[Data records]
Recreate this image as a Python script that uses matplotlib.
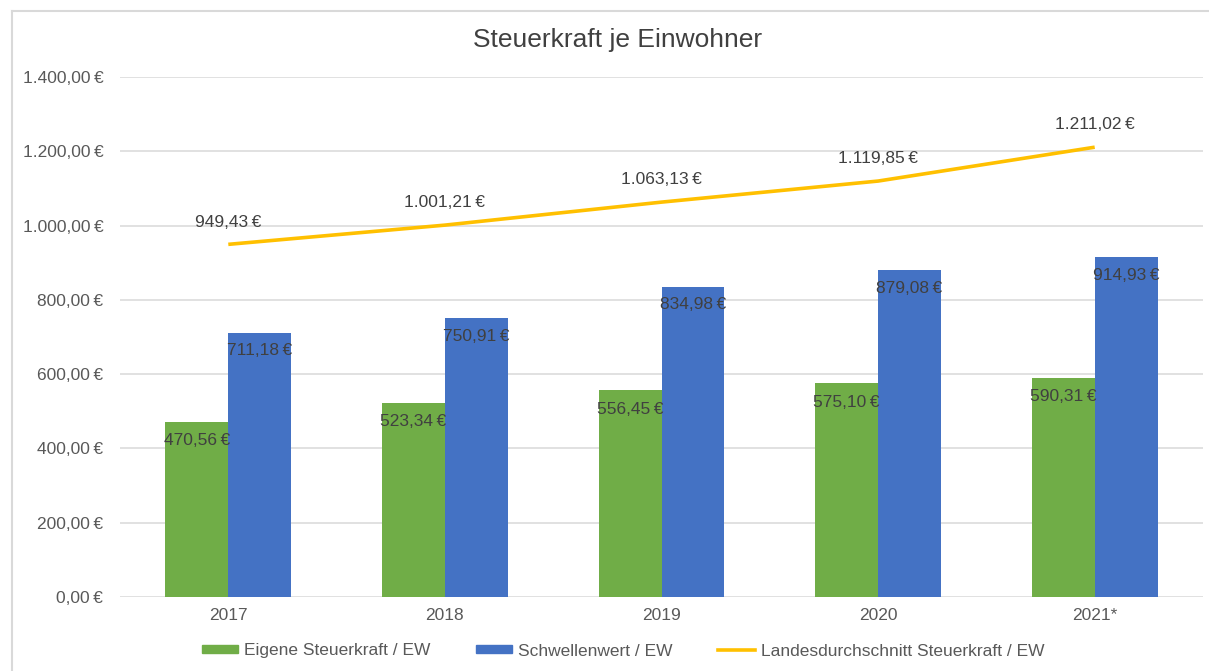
import matplotlib
matplotlib.use("Agg")
import matplotlib.pyplot as plt
from matplotlib.lines import Line2D
from matplotlib.patches import Patch
import numpy as np

categories = ["2017", "2018", "2019", "2020", "2021*"]
eigene = [470.56, 523.34, 556.45, 575.10, 590.31]
schwelle = [711.18, 750.91, 834.98, 879.08, 914.93]
landes = [949.43, 1001.21, 1063.13, 1119.85, 1211.02]
yticks = [0, 200, 400, 600, 800, 1000, 1200, 1400]

title = "Steuerkraft je Einwohner"
names = ["Eigene Steuerkraft / EW", "Schwellenwert / EW", "Landesdurchschnitt Steuerkraft / EW"]

GREEN = "#70AD47"
BLUE = "#4472C4"
YELLOW = "#FFC000"
TXT = "#404040"
TICK = "#595959"
GRID = "#D9D9D9"
FS = 12.5

plt.rcParams['font.family'] = ['Liberation Sans', 'DejaVu Sans']


def eur(v):
    s = f"{v:,.2f}"
    s = s.replace(",", "X").replace(".", ",").replace("X", ".")
    return s + "\u202f€"


fig = plt.figure(figsize=(12.09, 6.71), dpi=100)
# outer chart border (top and left visible)
fig.add_artist(Line2D([12/1209, 1.0], [1 - 11/671, 1 - 11/671], transform=fig.transFigure,
                      color="#D9D9D9", lw=1.5))
fig.add_artist(Line2D([12/1209, 12/1209], [0, 1 - 11/671], transform=fig.transFigure,
                      color="#D9D9D9", lw=1.5))

ax = fig.add_axes([120/1209, 74/671, (1203-120)/1209, (597-77)/671])
x = np.arange(len(categories))
w = 0.29
ax.bar(x - w/2, eigene, w, color=GREEN, zorder=3)
ax.bar(x + w/2, schwelle, w, color=BLUE, zorder=3)
ax.plot(x, landes, color=YELLOW, lw=2.6, zorder=4, solid_capstyle="butt")

ax.set_xlim(-0.5, len(categories) - 0.5)
ax.set_ylim(0, 1400)
ax.set_yticks(yticks)
ax.set_yticklabels([eur(v) for v in yticks])
ax.set_xticks(x)
ax.set_xticklabels(categories)
ax.tick_params(axis="both", length=0, labelsize=FS, colors=TICK, pad=8)
ax.tick_params(axis="y", pad=12)
ax.grid(axis="y", color=GRID, lw=1.1, zorder=0)
for s in ax.spines.values():
    s.set_visible(False)

for xi, v in zip(x, eigene):
    ax.annotate(eur(v), (xi - w/2, v), xytext=(0, -13.5), textcoords="offset points",
                ha="center", va="center", fontsize=FS, color=TXT, zorder=5)
for xi, v in zip(x, schwelle):
    ax.annotate(eur(v), (xi + w/2, v), xytext=(0, -13), textcoords="offset points",
                ha="center", va="center", fontsize=FS, color=TXT, zorder=5)
for xi, v in zip(x, landes):
    ax.annotate(eur(v), (xi, v), xytext=(0, 16), textcoords="offset points",
                ha="center", va="center", fontsize=FS, color=TXT, zorder=5)

fig.text(618/1209, 1 - 40/671, title, ha="center", va="center", fontsize=19, color=TXT)

handles = [Patch(color=GREEN), Patch(color=BLUE), Line2D([0], [0], color=YELLOW, lw=2.6)]
leg = fig.legend(handles, names, loc="center", bbox_to_anchor=(623/1209, 1 - 651/671), ncol=3,
                 frameon=False, fontsize=FS, handlelength=2.1, handleheight=0.35,
                 handletextpad=0.35, columnspacing=2.6)
for t in leg.get_texts():
    t.set_color(TICK)

fig.savefig("out.png", dpi=100)
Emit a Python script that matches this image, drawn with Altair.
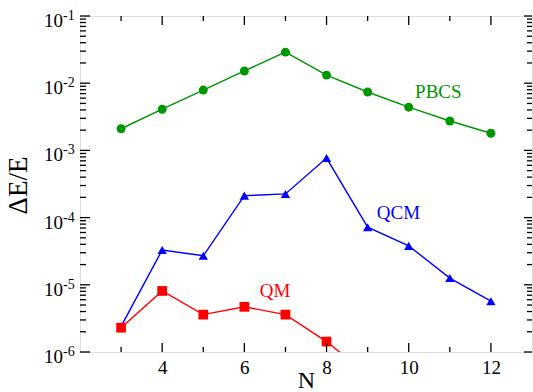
import altair as alt
import pandas as pd

N = [3, 4, 5, 6, 7, 8, 9, 10, 11, 12]
pbcs = [2.1e-3, 4.1e-3, 7.9e-3, 1.52e-2, 2.9e-2, 1.32e-2, 7.4e-3, 4.4e-3, 2.74e-3, 1.8e-3]
qcm = [2.4e-6, 3.3e-5, 2.7e-5, 2.12e-4, 2.25e-4, 7.7e-4, 7.2e-5, 3.8e-5, 1.26e-5, 5.7e-6]
qm_N = [3, 4, 5, 6, 7, 8, 9]
qm = [2.3e-6, 8.1e-6, 3.6e-6, 4.7e-6, 3.6e-6, 1.43e-6, 4.6e-7]

series = ["PBCS", "QCM", "QM"]
colors = ["#009600", "#0000ff", "#ff0000"]
shapes = ["circle", "triangle-up", "square"]

label_text = ["PBCS", "QCM", "QM"]
label_N = [10.72, 9.75, 6.75]
label_val = [7.4e-3, 1.17e-4, 8.1e-6]

y_major = [1e-6, 1e-5, 1e-4, 1e-3, 1e-2, 1e-1]
y_exp = ["-6", "-5", "-4", "-3", "-2", "-1"]
y_minor = [k * 10.0 ** e for e in range(-6, -1) for k in range(2, 10)]
x_major = [4, 6, 8, 10, 12]
x_minor = [3, 5, 7, 9, 11]

W, H = 452, 336
FONT = "'Liberation Serif', 'Times New Roman', serif"

rows = []
for n, v in zip(N, pbcs):
    rows.append({"N": n, "v": v, "s": "PBCS"})
for n, v in zip(N, qcm):
    rows.append({"N": n, "v": v, "s": "QCM"})
for n, v in zip(qm_N, qm):
    rows.append({"N": n, "v": v, "s": "QM"})
df = pd.DataFrame(rows)

xs = alt.Scale(domain=[2, 13], nice=False, zero=False)
ys = alt.Scale(type="log", domain=[1e-6, 1e-1], nice=False)
cs = alt.Scale(domain=series, range=colors)
ss = alt.Scale(domain=series, range=shapes)

xaxis = alt.Axis(values=x_major, ticks=False, domain=False, grid=False,
                 labelFont=FONT, labelFontSize=19, labelColor="black", labelPadding=6,
                 title="N", titleFont=FONT, titleFontSize=24, titleFontWeight="normal",
                 titleColor="black", titleY=35, titleBaseline="alphabetic")
yaxis = alt.Axis(values=y_major, ticks=False, domain=False, grid=False, labels=False,
                 title="ΔE/E", titleFont=FONT, titleFontSize=27, titleFontWeight="normal",
                 titleColor="black", titleX=-62, titleY=169, titleBaseline="middle")

base = alt.Chart(df)
lines = base.mark_line(strokeWidth=1.4, clip=True).encode(
    x=alt.X("N:Q", scale=xs, axis=xaxis),
    y=alt.Y("v:Q", scale=ys, axis=yaxis),
    color=alt.Color("s:N", scale=cs, legend=None),
    detail="s:N",
)
points = base.mark_point(filled=True, opacity=1, clip=True).encode(
    x=alt.X("N:Q", scale=xs),
    y=alt.Y("v:Q", scale=ys),
    color=alt.Color("s:N", scale=cs, legend=None),
    shape=alt.Shape("s:N", scale=ss, legend=None),
    size=alt.Size("s:N", scale=alt.Scale(domain=series, range=[80, 95, 64]), legend=None),
)

ldf = pd.DataFrame({"t": label_text, "N": label_N, "v": label_val, "s": label_text})
labels = alt.Chart(ldf).mark_text(font=FONT, fontSize=19, align="center", baseline="middle").encode(
    x=alt.X("N:Q", scale=xs), y=alt.Y("v:Q", scale=ys), text="t:N",
    color=alt.Color("s:N", scale=cs, legend=None),
)

ymaj = pd.DataFrame({"v": y_major, "e": y_exp})
ymin = pd.DataFrame({"v": y_minor})
xmaj = pd.DataFrame({"n": x_major})
xmin = pd.DataFrame({"n": x_minor})

def yticks(d, x0, x1):
    return alt.Chart(d).mark_rule(color="black", strokeWidth=1.3).encode(
        y=alt.Y("v:Q", scale=ys), x=alt.value(x0), x2=alt.value(x1))

def xticks(d, y0, y1):
    return alt.Chart(d).mark_rule(color="black", strokeWidth=1.3).encode(
        x=alt.X("n:Q", scale=xs), y=alt.value(y0), y2=alt.value(y1))

ticks = [
    yticks(ymaj, 0, 10), yticks(ymin, 0, 6),
    yticks(ymaj, W, W - 8), yticks(ymin, W, W - 5),
    xticks(xmaj, H, H - 9), xticks(xmin, H, H - 5),
    xticks(xmaj, 0, 9), xticks(xmin, 0, 5),
]

ylab10 = alt.Chart(ymaj).mark_text(font=FONT, fontSize=19, align="right", baseline="middle", dy=5, color="black").encode(
    y=alt.Y("v:Q", scale=ys), x=alt.value(-17), text=alt.value("10"))
ylabexp = alt.Chart(ymaj).mark_text(font=FONT, fontSize=14, align="left", baseline="middle", dy=0, color="black").encode(
    y=alt.Y("v:Q", scale=ys), x=alt.value(-17), text="e:N")

chart = alt.layer(lines, points, labels, *ticks, ylab10, ylabexp).properties(
    width=W, height=H,
    autosize=alt.AutoSizeParams(type="none"),
    padding={"left": 80, "top": 16, "right": 1, "bottom": 40},
).configure_view(stroke="black", strokeWidth=2).configure(background="white")

chart.save("out.html", embed_options={"renderer": "svg", "actions": False})
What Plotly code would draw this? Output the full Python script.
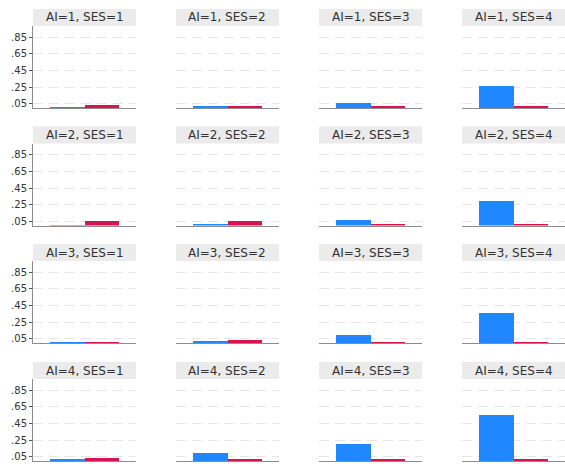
import plotly.graph_objects as go

# Share of each outcome by AI level (rows) and SES level (columns)
ai_levels = [1, 2, 3, 4]
ses_levels = [1, 2, 3, 4]
groups = ["A", "B"]

# blue bars, one row per AI level, one value per SES level
blue_values = [
    [0.005, 0.020, 0.065, 0.270],
    [0.005, 0.030, 0.070, 0.300],
    [0.010, 0.030, 0.100, 0.360],
    [0.015, 0.095, 0.200, 0.550],
]
# red bars
red_values = [
    [0.040, 0.015, 0.020, 0.020],
    [0.060, 0.060, 0.025, 0.025],
    [0.010, 0.040, 0.010, 0.010],
    [0.035, 0.015, 0.020, 0.020],
]
y_ticks = [0.05, 0.25, 0.45, 0.65, 0.85]
y_tick_text = [".05", ".25", ".45", ".65", ".85"]

W, H = 565, 468
col_left = [33, 176, 319, 462]
col_w = 103
row_top = [26, 143.5, 261, 379]
row_h = 82
strip_h = 17

BLUE = "#1f87ff"
RED = "#d81450"

fig = go.Figure()
n = 0
for r, ai in enumerate(ai_levels):
    for c, ses in enumerate(ses_levels):
        n += 1
        xa = "x" if n == 1 else f"x{n}"
        ya = "y" if n == 1 else f"y{n}"
        fig.add_trace(go.Bar(
            x=[0, 1], y=[blue_values[r][c], red_values[r][c]],
            marker=dict(color=[BLUE, RED], line=dict(width=0)),
            width=1, xaxis=xa, yaxis=ya, showlegend=False,
        ))
        x0 = col_left[c] / W
        x1 = (col_left[c] + col_w) / W
        y1 = 1 - row_top[r] / H
        y0 = 1 - (row_top[r] + row_h) / H
        first = c == 0
        fig.layout[f"xaxis{'' if n == 1 else n}"] = dict(
            domain=[x0, x1], anchor=ya, range=[-1, 2],
            showticklabels=False, ticks="", showgrid=False, zeroline=False,
            showline=True, linecolor="#8c8c8c", linewidth=1, fixedrange=True,
        )
        fig.layout[f"yaxis{'' if n == 1 else n}"] = dict(
            domain=[y0, y1], anchor=xa, range=[0, 0.985],
            tickvals=y_ticks, ticktext=y_tick_text, showticklabels=first,
            ticks="outside" if first else "", ticklen=3, tickcolor="#555",
            tickfont=dict(size=10, color="#333", family="DejaVu Sans"),
            showgrid=True, gridcolor="#e6e6e6", griddash="10px,6px", gridwidth=1,
            zeroline=False, showline=first, linecolor="#8c8c8c", linewidth=1,
            fixedrange=True,
        )
        # strip label above each panel
        fig.add_shape(
            type="rect", xref="paper", yref="paper",
            x0=x0, x1=x1, y0=y1, y1=1 - (row_top[r] - strip_h) / H,
            fillcolor="#ebebeb", line=dict(width=0), layer="below",
        )
        fig.add_annotation(
            x=(x0 + x1) / 2, y=1 - (row_top[r] - strip_h / 2) / H,
            xref="paper", yref="paper", text=f"AI={ai}, SES={ses}",
            showarrow=False, xanchor="center", yanchor="middle",
            font=dict(size=12, color="#333", family="DejaVu Sans"),
        )

fig.update_layout(
    width=W, height=H, margin=dict(l=0, r=0, t=0, b=0),
    paper_bgcolor="white", plot_bgcolor="white", bargap=0,
)
fig.write_html("out.html")
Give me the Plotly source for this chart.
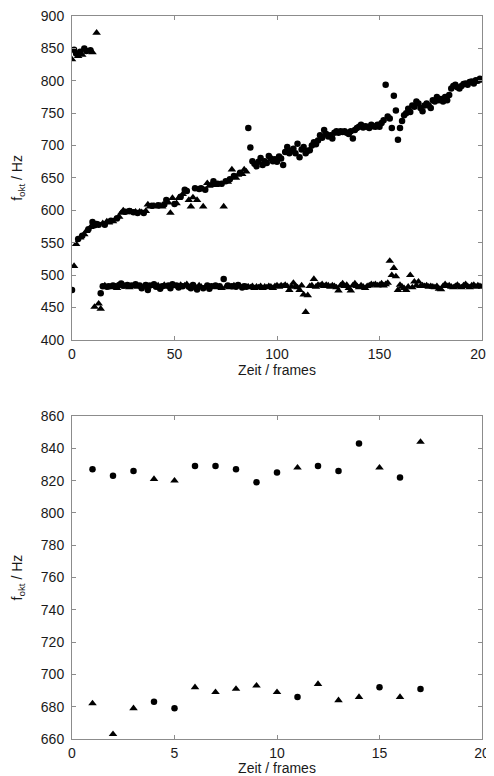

Task -
In the entries above, find the line that contains "Emit a Python" and the line that contains "ss = alt.Scale(domain=series, range=shapes)". Reproduce exactly those two lines and every line between them, but not the pictures.

The reply -
Emit a Python script that matches this image, drawn with Altair.
import altair as alt
import pandas as pd

N = [3, 4, 5, 6, 7, 8, 9, 10, 11, 12]
pbcs = [2.1e-3, 4.1e-3, 7.9e-3, 1.52e-2, 2.9e-2, 1.32e-2, 7.4e-3, 4.4e-3, 2.74e-3, 1.8e-3]
qcm = [2.4e-6, 3.3e-5, 2.7e-5, 2.12e-4, 2.25e-4, 7.7e-4, 7.2e-5, 3.8e-5, 1.26e-5, 5.7e-6]
qm_N = [3, 4, 5, 6, 7, 8, 9]
qm = [2.3e-6, 8.1e-6, 3.6e-6, 4.7e-6, 3.6e-6, 1.43e-6, 4.6e-7]

series = ["PBCS", "QCM", "QM"]
colors = ["#009600", "#0000ff", "#ff0000"]
shapes = ["circle", "triangle-up", "square"]

label_text = ["PBCS", "QCM", "QM"]
label_N = [10.72, 9.75, 6.75]
label_val = [7.4e-3, 1.17e-4, 8.1e-6]

y_major = [1e-6, 1e-5, 1e-4, 1e-3, 1e-2, 1e-1]
y_exp = ["-6", "-5", "-4", "-3", "-2", "-1"]
y_minor = [k * 10.0 ** e for e in range(-6, -1) for k in range(2, 10)]
x_major = [4, 6, 8, 10, 12]
x_minor = [3, 5, 7, 9, 11]

W, H = 452, 336
FONT = "'Liberation Serif', 'Times New Roman', serif"

rows = []
for n, v in zip(N, pbcs):
    rows.append({"N": n, "v": v, "s": "PBCS"})
for n, v in zip(N, qcm):
    rows.append({"N": n, "v": v, "s": "QCM"})
for n, v in zip(qm_N, qm):
    rows.append({"N": n, "v": v, "s": "QM"})
df = pd.DataFrame(rows)

xs = alt.Scale(domain=[2, 13], nice=False, zero=False)
ys = alt.Scale(type="log", domain=[1e-6, 1e-1], nice=False)
cs = alt.Scale(domain=series, range=colors)
ss = alt.Scale(domain=series, range=shapes)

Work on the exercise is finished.